TASK DETAILS
Your output is the lines from the first one to the one containing "from matplotlib.patches import Rectangle", repeated exactly, with images left out.

RECORD EXCERPTS

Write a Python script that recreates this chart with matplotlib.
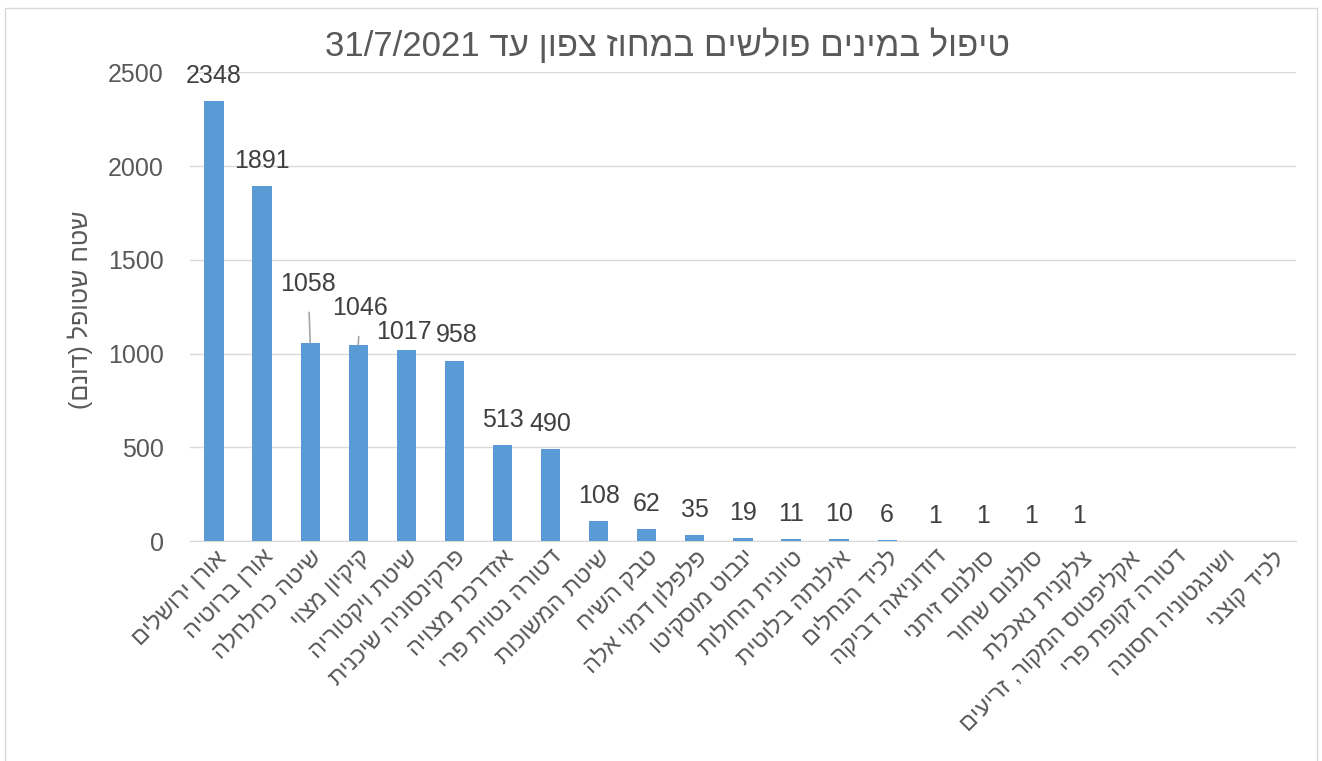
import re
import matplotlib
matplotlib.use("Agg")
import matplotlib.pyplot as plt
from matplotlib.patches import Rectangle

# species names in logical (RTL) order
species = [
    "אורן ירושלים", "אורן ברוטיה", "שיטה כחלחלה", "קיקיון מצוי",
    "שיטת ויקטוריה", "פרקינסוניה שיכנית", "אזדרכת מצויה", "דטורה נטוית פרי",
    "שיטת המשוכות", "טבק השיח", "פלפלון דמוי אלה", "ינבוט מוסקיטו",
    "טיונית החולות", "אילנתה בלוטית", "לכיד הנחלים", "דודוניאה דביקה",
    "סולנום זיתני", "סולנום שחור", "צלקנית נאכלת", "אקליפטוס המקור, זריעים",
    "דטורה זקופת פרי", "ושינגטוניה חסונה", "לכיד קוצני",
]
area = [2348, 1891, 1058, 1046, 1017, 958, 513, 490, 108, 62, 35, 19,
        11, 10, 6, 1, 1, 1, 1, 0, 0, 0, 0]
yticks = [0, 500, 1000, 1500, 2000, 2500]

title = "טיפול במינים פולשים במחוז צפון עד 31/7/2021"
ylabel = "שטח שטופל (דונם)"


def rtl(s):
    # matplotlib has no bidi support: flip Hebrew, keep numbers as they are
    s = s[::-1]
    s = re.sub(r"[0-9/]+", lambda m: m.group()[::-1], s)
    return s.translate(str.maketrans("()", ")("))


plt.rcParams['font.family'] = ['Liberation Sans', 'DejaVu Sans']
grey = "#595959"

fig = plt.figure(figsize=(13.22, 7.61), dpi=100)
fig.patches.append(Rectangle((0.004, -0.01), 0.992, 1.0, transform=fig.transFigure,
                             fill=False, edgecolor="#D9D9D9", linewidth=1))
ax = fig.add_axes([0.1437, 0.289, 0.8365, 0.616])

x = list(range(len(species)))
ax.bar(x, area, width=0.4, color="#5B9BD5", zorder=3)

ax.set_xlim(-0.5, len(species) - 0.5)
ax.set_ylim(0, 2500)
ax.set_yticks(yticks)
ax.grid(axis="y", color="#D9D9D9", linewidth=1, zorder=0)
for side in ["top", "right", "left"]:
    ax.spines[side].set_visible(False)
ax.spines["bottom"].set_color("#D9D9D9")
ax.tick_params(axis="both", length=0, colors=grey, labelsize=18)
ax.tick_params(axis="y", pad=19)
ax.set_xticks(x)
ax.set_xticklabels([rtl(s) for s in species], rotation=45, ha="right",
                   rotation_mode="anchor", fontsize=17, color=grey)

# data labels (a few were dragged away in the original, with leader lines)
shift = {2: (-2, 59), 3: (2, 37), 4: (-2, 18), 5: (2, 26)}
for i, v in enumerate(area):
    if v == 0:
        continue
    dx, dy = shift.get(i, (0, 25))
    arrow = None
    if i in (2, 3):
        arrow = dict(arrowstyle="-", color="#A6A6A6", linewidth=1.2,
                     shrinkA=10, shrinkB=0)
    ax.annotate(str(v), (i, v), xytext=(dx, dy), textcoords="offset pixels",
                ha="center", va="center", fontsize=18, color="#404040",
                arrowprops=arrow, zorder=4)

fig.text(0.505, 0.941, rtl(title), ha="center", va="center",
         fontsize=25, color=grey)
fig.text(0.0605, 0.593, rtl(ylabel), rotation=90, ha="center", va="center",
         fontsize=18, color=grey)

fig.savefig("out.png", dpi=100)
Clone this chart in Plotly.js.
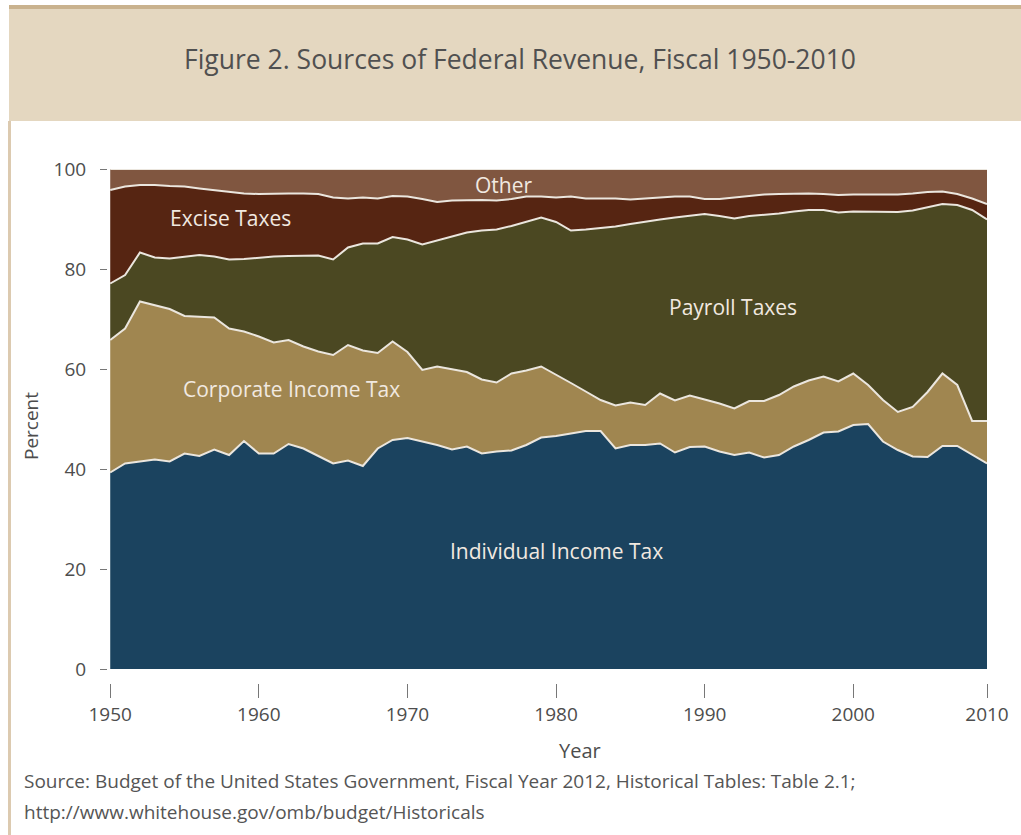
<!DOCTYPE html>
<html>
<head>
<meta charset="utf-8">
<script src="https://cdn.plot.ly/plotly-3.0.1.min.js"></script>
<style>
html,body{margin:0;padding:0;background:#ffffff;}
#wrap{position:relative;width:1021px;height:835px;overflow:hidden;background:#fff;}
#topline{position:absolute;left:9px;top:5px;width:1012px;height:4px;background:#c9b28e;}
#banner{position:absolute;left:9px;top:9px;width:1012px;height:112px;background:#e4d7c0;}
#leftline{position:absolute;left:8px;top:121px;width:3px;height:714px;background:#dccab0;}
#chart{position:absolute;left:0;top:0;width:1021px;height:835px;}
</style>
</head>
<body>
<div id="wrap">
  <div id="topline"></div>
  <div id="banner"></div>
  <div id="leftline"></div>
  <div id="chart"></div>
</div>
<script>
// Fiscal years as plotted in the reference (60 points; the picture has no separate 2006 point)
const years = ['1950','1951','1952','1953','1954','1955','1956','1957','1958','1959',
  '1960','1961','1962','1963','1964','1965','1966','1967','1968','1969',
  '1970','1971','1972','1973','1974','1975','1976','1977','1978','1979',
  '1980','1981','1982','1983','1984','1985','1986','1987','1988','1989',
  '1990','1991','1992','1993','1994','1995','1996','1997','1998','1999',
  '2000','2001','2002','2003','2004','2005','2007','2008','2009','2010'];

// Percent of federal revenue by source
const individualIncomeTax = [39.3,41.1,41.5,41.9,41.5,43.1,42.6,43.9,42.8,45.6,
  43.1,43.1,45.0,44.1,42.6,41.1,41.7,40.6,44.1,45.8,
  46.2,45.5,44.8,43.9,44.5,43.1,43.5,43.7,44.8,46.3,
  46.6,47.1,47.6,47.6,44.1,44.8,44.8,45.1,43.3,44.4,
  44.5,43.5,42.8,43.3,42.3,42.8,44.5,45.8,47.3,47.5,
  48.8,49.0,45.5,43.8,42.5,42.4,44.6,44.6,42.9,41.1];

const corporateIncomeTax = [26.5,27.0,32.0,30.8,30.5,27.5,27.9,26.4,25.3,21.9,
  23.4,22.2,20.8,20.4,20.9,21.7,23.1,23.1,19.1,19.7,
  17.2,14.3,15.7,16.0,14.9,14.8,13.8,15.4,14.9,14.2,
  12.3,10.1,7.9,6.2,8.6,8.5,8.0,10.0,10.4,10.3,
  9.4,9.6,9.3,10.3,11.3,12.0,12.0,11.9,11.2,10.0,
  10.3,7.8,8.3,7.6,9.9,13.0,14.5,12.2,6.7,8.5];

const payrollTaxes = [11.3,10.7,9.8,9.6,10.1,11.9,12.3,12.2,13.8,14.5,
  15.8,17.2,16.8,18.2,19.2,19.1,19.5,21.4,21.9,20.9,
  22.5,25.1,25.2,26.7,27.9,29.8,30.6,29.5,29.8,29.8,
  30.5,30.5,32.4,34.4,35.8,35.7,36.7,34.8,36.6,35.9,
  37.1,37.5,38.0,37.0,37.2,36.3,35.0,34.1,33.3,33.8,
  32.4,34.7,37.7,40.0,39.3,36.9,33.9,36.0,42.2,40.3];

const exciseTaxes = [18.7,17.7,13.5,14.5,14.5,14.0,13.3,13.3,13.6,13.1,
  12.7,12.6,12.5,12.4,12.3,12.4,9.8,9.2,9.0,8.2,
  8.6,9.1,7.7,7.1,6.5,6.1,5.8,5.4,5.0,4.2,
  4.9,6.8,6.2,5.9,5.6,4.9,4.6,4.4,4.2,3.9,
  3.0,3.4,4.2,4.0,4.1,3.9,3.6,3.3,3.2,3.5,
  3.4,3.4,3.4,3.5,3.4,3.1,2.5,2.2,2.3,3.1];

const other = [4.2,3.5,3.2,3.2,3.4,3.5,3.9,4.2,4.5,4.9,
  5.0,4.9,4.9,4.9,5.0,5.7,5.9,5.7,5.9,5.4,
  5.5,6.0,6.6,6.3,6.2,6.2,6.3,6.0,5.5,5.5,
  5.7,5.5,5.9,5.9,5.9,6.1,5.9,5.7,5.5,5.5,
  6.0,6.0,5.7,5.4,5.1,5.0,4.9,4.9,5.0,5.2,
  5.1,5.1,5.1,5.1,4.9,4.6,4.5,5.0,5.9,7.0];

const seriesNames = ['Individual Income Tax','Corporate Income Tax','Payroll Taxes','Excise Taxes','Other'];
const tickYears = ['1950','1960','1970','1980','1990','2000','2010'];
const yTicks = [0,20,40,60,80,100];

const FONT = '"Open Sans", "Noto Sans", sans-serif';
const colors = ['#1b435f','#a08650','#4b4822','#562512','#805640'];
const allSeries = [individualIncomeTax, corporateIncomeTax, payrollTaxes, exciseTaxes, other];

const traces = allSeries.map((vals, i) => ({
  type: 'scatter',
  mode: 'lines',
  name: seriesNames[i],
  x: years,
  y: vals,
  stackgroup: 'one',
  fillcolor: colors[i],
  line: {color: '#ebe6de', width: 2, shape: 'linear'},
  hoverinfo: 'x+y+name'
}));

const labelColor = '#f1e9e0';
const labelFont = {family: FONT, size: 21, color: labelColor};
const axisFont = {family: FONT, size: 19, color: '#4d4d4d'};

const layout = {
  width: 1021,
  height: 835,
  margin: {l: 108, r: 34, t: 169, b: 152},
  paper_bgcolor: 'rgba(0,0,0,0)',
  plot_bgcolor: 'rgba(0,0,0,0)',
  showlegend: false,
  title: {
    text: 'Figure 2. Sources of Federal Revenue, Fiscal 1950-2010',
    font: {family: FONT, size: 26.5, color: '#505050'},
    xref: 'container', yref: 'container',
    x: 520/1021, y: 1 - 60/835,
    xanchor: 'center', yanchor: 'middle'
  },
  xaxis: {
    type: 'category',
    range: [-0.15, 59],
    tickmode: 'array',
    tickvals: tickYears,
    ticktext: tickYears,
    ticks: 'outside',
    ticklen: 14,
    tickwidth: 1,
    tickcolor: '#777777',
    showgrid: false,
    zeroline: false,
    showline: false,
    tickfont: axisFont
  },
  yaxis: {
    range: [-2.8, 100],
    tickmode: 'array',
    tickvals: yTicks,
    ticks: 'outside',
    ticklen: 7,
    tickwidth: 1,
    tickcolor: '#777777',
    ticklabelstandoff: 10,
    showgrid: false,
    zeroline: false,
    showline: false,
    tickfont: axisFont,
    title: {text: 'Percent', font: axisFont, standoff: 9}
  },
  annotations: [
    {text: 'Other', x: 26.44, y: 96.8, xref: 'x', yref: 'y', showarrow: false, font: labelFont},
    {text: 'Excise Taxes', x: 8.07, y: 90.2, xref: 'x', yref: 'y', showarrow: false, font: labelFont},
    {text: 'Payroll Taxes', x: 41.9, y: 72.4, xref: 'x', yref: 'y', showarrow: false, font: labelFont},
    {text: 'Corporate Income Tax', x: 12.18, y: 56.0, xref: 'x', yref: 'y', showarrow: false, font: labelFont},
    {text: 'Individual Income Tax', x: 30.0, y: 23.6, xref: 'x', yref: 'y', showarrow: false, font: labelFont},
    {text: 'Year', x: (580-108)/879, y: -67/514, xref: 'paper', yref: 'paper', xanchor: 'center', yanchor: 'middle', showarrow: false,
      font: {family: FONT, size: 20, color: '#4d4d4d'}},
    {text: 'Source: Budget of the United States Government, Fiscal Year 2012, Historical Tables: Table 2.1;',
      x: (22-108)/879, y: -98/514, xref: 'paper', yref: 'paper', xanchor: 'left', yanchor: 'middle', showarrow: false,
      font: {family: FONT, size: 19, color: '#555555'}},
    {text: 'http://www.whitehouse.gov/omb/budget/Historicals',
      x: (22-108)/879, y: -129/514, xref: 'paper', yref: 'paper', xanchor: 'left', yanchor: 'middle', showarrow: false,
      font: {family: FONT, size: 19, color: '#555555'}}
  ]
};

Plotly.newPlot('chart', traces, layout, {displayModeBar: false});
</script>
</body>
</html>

REPLY
Write a Python script that recreates this chart with matplotlib.
import re
import matplotlib
matplotlib.use("Agg")
import matplotlib.pyplot as plt
from matplotlib.patches import Rectangle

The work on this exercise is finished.